Set problem:
Repeat every line of the data exactly, but not the pictures.

----

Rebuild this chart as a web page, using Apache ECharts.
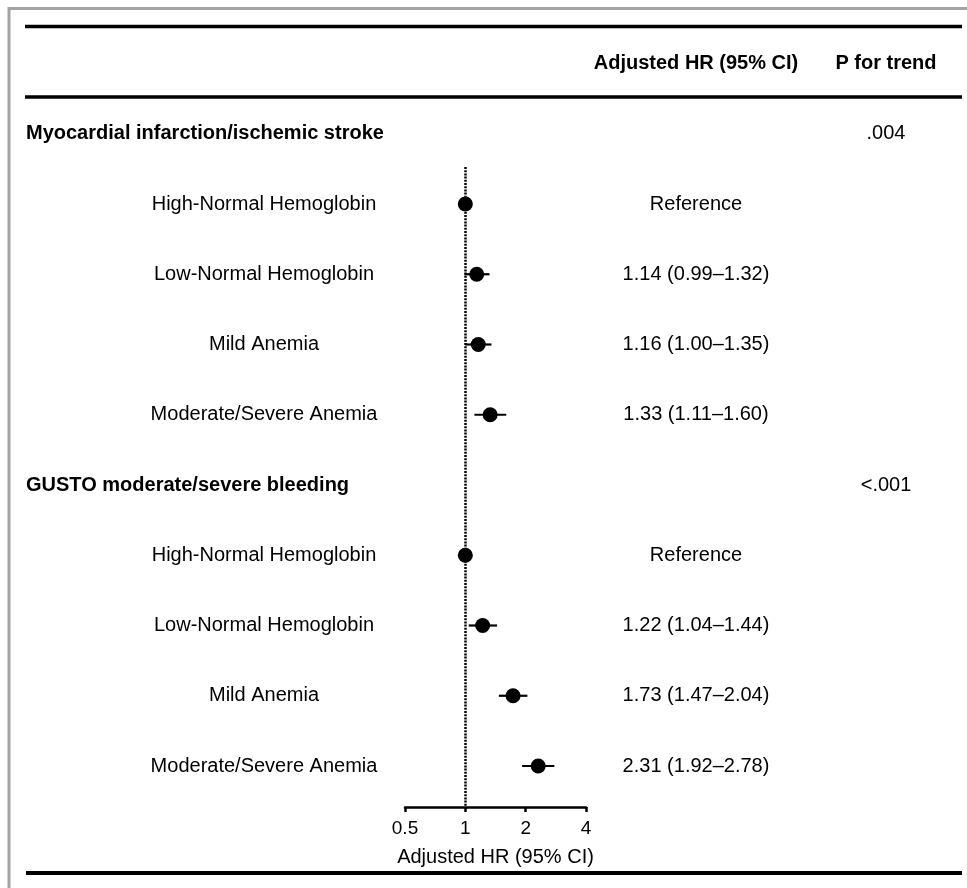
<!DOCTYPE html>
<html>
<head>
<meta charset="utf-8">
<script src="https://cdn.jsdelivr.net/npm/echarts@6/dist/echarts.min.js"></script>
<style>
  html, body { margin: 0; padding: 0; background: #fff; }
  #chart { width: 967px; height: 888px; }
</style>
</head>
<body>
<div id="chart"></div>
<script>
// ---------------- data ----------------
const colHeaders = ['Adjusted HR (95% CI)', 'P for trend'];
const outcomes = ['Myocardial infarction/ischemic stroke', 'GUSTO moderate/severe bleeding'];
const pTrend = ['.004', '<.001'];
const groups = ['High-Normal Hemoglobin', 'Low-Normal Hemoglobin', 'Mild Anemia', 'Moderate/Severe Anemia'];
const hrMI   = [1.00, 1.14, 1.16, 1.33];
const lowMI  = [null, 0.99, 1.00, 1.11];
const highMI = [null, 1.32, 1.35, 1.60];
const hrBl   = [1.00, 1.22, 1.73, 2.31];
const lowBl  = [null, 1.04, 1.47, 1.92];
const highBl = [null, 1.44, 2.04, 2.78];
const refText = 'Reference';
const xTicks = [0.5, 1, 2, 4];
const xTitle = 'Adjusted HR (95% CI)';

// ---------------- layout ----------------
const W = 967, H = 888;
const ROW0_Y = 63.5, ROW_H = 70.25;          // pixel centre of row 0 and row step
const PLOT_L = 405, PLOT_R = 586, PLOT_T = 167, PLOT_B = 807;
const X_LABEL = 264, X_HR = 696, X_P = 886, X_TITLE = 26;
const FONT = '"Liberation Sans", Arial, Helvetica, sans-serif';

const rowOf = y => (y - ROW0_Y) / ROW_H;

// build row structures
const hrSets = [[hrMI, lowMI, highMI], [hrBl, lowBl, highBl]];
const points = [], cis = [], texts = [];
texts.push([X_HR, 0, colHeaders[0], 'center', 'bold']);
texts.push([X_P, 0, colHeaders[1], 'center', 'bold']);
let row = 1;
outcomes.forEach((o, k) => {
  texts.push([X_TITLE, row, o, 'left', 'bold']);
  texts.push([X_P, row, pTrend[k], 'center', 'normal']);
  row++;
  const [hr, lo, hi] = hrSets[k];
  groups.forEach((g, j) => {
    texts.push([X_LABEL, row, g, 'center', 'normal']);
    const t = lo[j] == null ? refText :
      hr[j].toFixed(2) + ' (' + lo[j].toFixed(2) + '\u2013' + hi[j].toFixed(2) + ')';
    texts.push([X_HR, row, t, 'center', 'normal']);
    points.push([hr[j], row]);
    if (lo[j] != null) cis.push([lo[j], hi[j], row]);
    row++;
  });
});

const chart = echarts.init(document.getElementById('chart'), null, { renderer: 'canvas' });

const option = {
  backgroundColor: '#fff',
  animation: false,
  grid: [
    { left: PLOT_L, right: W - PLOT_R, top: PLOT_T, bottom: H - PLOT_B, containLabel: false },
    { left: 0, right: 0, top: 0, bottom: 0, containLabel: false }
  ],
  xAxis: [
    {
      gridIndex: 0, type: 'log', logBase: 2, min: xTicks[0], max: xTicks[xTicks.length - 1],
      interval: 1,
      axisLine: { show: true, onZero: false, lineStyle: { color: '#000', width: 2.5 } },
      axisTick: { show: true, length: 5, lineStyle: { color: '#000', width: 2.5 } },
      axisLabel: {
        color: '#000', fontSize: 19, fontFamily: FONT, margin: 12,
        formatter: v => { const m = xTicks.find(t => Math.abs(t - v) < 1e-6); return m == null ? '' : String(m); }
      },
      splitLine: { show: false },
      name: xTitle, nameLocation: 'middle', nameGap: 40,
      nameTextStyle: { color: '#000', fontSize: 20, fontFamily: FONT }
    },
    { gridIndex: 1, type: 'value', min: 0, max: W, show: false }
  ],
  yAxis: [
    { gridIndex: 0, type: 'value', inverse: true, min: rowOf(PLOT_T), max: rowOf(PLOT_B), show: false },
    { gridIndex: 1, type: 'value', inverse: true, min: rowOf(0), max: rowOf(H), show: false }
  ],
  graphic: [
    { type: 'polyline', shape: { points: [[9, H], [9, 8.5], [W, 8.5]] }, style: { stroke: '#a3a3a3', lineWidth: 3, fill: null }, silent: true },
    { type: 'line', shape: { x1: 25, y1: 26.5, x2: 962, y2: 26.5 }, style: { stroke: '#000', lineWidth: 3.5 }, silent: true },
    { type: 'line', shape: { x1: 25, y1: 97, x2: 962, y2: 97 }, style: { stroke: '#000', lineWidth: 3.5 }, silent: true },
    { type: 'line', shape: { x1: 26, y1: 873, x2: 962, y2: 873 }, style: { stroke: '#000', lineWidth: 4 }, silent: true }
  ],
  series: [
    {
      type: 'custom', xAxisIndex: 0, yAxisIndex: 0, silent: true,
      data: cis,
      renderItem: (params, api) => {
        const p1 = api.coord([api.value(0), api.value(2)]);
        const p2 = api.coord([api.value(1), api.value(2)]);
        return { type: 'line', shape: { x1: p1[0], y1: p1[1], x2: p2[0], y2: p2[1] },
                 style: { stroke: '#000', lineWidth: 2.2 } };
      },
      z: 3
    },
    {
      type: 'scatter', xAxisIndex: 0, yAxisIndex: 0, silent: true,
      data: points, symbol: 'circle', symbolSize: 15,
      itemStyle: { color: '#000', opacity: 1 },
      markLine: {
        silent: true, symbol: ['none', 'none'],
        label: { show: false },
        lineStyle: { color: '#000', width: 2.5, type: [2, 1.2], opacity: 1 },
        data: [{ xAxis: 1 }]
      },
      z: 4
    },
    {
      type: 'custom', xAxisIndex: 1, yAxisIndex: 1, silent: true,
      data: texts,
      renderItem: (params, api) => {
        const d = texts[params.dataIndex];
        const p = api.coord([d[0], d[1]]);
        return { type: 'text', x: p[0], y: p[1],
                 style: { text: d[2], fill: '#000', fontSize: 20, fontFamily: FONT, fontWeight: d[4],
                          align: d[3], verticalAlign: 'middle' } };
      },
      z: 5
    }
  ]
};
chart.setOption(option);
</script>
</body>
</html>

----

Answer for the task:
Rebuild this chart as a web page, using Apache ECharts.
<!DOCTYPE html>
<html>
<head>
<meta charset="utf-8">
<script src="https://cdn.jsdelivr.net/npm/echarts@6/dist/echarts.min.js"></script>
<style>
  html, body { margin: 0; padding: 0; background: #fff; }
  #chart { width: 967px; height: 888px; }
</style>
</head>
<body>
<div id="chart"></div>
<script>
// ---------------- data ----------------
const colHeaders = ['Adjusted HR (95% CI)', 'P for trend'];
const outcomes = ['Myocardial infarction/ischemic stroke', 'GUSTO moderate/severe bleeding'];
const pTrend = ['.004', '<.001'];
const groups = ['High-Normal Hemoglobin', 'Low-Normal Hemoglobin', 'Mild Anemia', 'Moderate/Severe Anemia'];
const hrMI   = [1.00, 1.14, 1.16, 1.33];
const lowMI  = [null, 0.99, 1.00, 1.11];
const highMI = [null, 1.32, 1.35, 1.60];
const hrBl   = [1.00, 1.22, 1.73, 2.31];
const lowBl  = [null, 1.04, 1.47, 1.92];
const highBl = [null, 1.44, 2.04, 2.78];
const refText = 'Reference';
const xTicks = [0.5, 1, 2, 4];
const xTitle = 'Adjusted HR (95% CI)';

// ---------------- layout ----------------
const W = 967, H = 888;
const ROW0_Y = 63.5, ROW_H = 70.25;          // pixel centre of row 0 and row step
const PLOT_L = 405, PLOT_R = 586, PLOT_T = 167, PLOT_B = 807;
const X_LABEL = 264, X_HR = 696, X_P = 886, X_TITLE = 26;
const FONT = '"Liberation Sans", Arial, Helvetica, sans-serif';

const rowOf = y => (y - ROW0_Y) / ROW_H;

// build row structures
const hrSets = [[hrMI, lowMI, highMI], [hrBl, lowBl, highBl]];
const points = [], cis = [], texts = [];
texts.push([X_HR, 0, colHeaders[0], 'center', 'bold']);
texts.push([X_P, 0, colHeaders[1], 'center', 'bold']);
let row = 1;
outcomes.forEach((o, k) => {
  texts.push([X_TITLE, row, o, 'left', 'bold']);
  texts.push([X_P, row, pTrend[k], 'center', 'normal']);
  row++;
  const [hr, lo, hi] = hrSets[k];
  groups.forEach((g, j) => {
    texts.push([X_LABEL, row, g, 'center', 'normal']);
    const t = lo[j] == null ? refText :
      hr[j].toFixed(2) + ' (' + lo[j].toFixed(2) + '\u2013' + hi[j].toFixed(2) + ')';
    texts.push([X_HR, row, t, 'center', 'normal']);
    points.push([hr[j], row]);
    if (lo[j] != null) cis.push([lo[j], hi[j], row]);
    row++;
  });
});

const chart = echarts.init(document.getElementById('chart'), null, { renderer: 'canvas' });

const option = {
  backgroundColor: '#fff',
  animation: false,
  grid: [
    { left: PLOT_L, right: W - PLOT_R, top: PLOT_T, bottom: H - PLOT_B, containLabel: false },
    { left: 0, right: 0, top: 0, bottom: 0, containLabel: false }
  ],
  xAxis: [
    {
      gridIndex: 0, type: 'log', logBase: 2, min: xTicks[0], max: xTicks[xTicks.length - 1],
      interval: 1,
      axisLine: { show: true, onZero: false, lineStyle: { color: '#000', width: 2.5 } },
      axisTick: { show: true, length: 5, lineStyle: { color: '#000', width: 2.5 } },
      axisLabel: {
        color: '#000', fontSize: 19, fontFamily: FONT, margin: 12,
        formatter: v => { const m = xTicks.find(t => Math.abs(t - v) < 1e-6); return m == null ? '' : String(m); }
      },
      splitLine: { show: false },
      name: xTitle, nameLocation: 'middle', nameGap: 40,
      nameTextStyle: { color: '#000', fontSize: 20, fontFamily: FONT }
    },
    { gridIndex: 1, type: 'value', min: 0, max: W, show: false }
  ],
  yAxis: [
    { gridIndex: 0, type: 'value', inverse: true, min: rowOf(PLOT_T), max: rowOf(PLOT_B), show: false },
    { gridIndex: 1, type: 'value', inverse: true, min: rowOf(0), max: rowOf(H), show: false }
  ],
  graphic: [
    { type: 'polyline', shape: { points: [[9, H], [9, 8.5], [W, 8.5]] }, style: { stroke: '#a3a3a3', lineWidth: 3, fill: null }, silent: true },
    { type: 'line', shape: { x1: 25, y1: 26.5, x2: 962, y2: 26.5 }, style: { stroke: '#000', lineWidth: 3.5 }, silent: true },
    { type: 'line', shape: { x1: 25, y1: 97, x2: 962, y2: 97 }, style: { stroke: '#000', lineWidth: 3.5 }, silent: true },
    { type: 'line', shape: { x1: 26, y1: 873, x2: 962, y2: 873 }, style: { stroke: '#000', lineWidth: 4 }, silent: true }
  ],
  series: [
    {
      type: 'custom', xAxisIndex: 0, yAxisIndex: 0, silent: true,
      data: cis,
      renderItem: (params, api) => {
        const p1 = api.coord([api.value(0), api.value(2)]);
        const p2 = api.coord([api.value(1), api.value(2)]);
        return { type: 'line', shape: { x1: p1[0], y1: p1[1], x2: p2[0], y2: p2[1] },
                 style: { stroke: '#000', lineWidth: 2.2 } };
      },
      z: 3
    },
    {
      type: 'scatter', xAxisIndex: 0, yAxisIndex: 0, silent: true,
      data: points, symbol: 'circle', symbolSize: 15,
      itemStyle: { color: '#000', opacity: 1 },
      markLine: {
        silent: true, symbol: ['none', 'none'],
        label: { show: false },
        lineStyle: { color: '#000', width: 2.5, type: [2, 1.2], opacity: 1 },
        data: [{ xAxis: 1 }]
      },
      z: 4
    },
    {
      type: 'custom', xAxisIndex: 1, yAxisIndex: 1, silent: true,
      data: texts,
      renderItem: (params, api) => {
        const d = texts[params.dataIndex];
        const p = api.coord([d[0], d[1]]);
        return { type: 'text', x: p[0], y: p[1],
                 style: { text: d[2], fill: '#000', fontSize: 20, fontFamily: FONT, fontWeight: d[4],
                          align: d[3], verticalAlign: 'middle' } };
      },
      z: 5
    }
  ]
};
chart.setOption(option);
</script>
</body>
</html>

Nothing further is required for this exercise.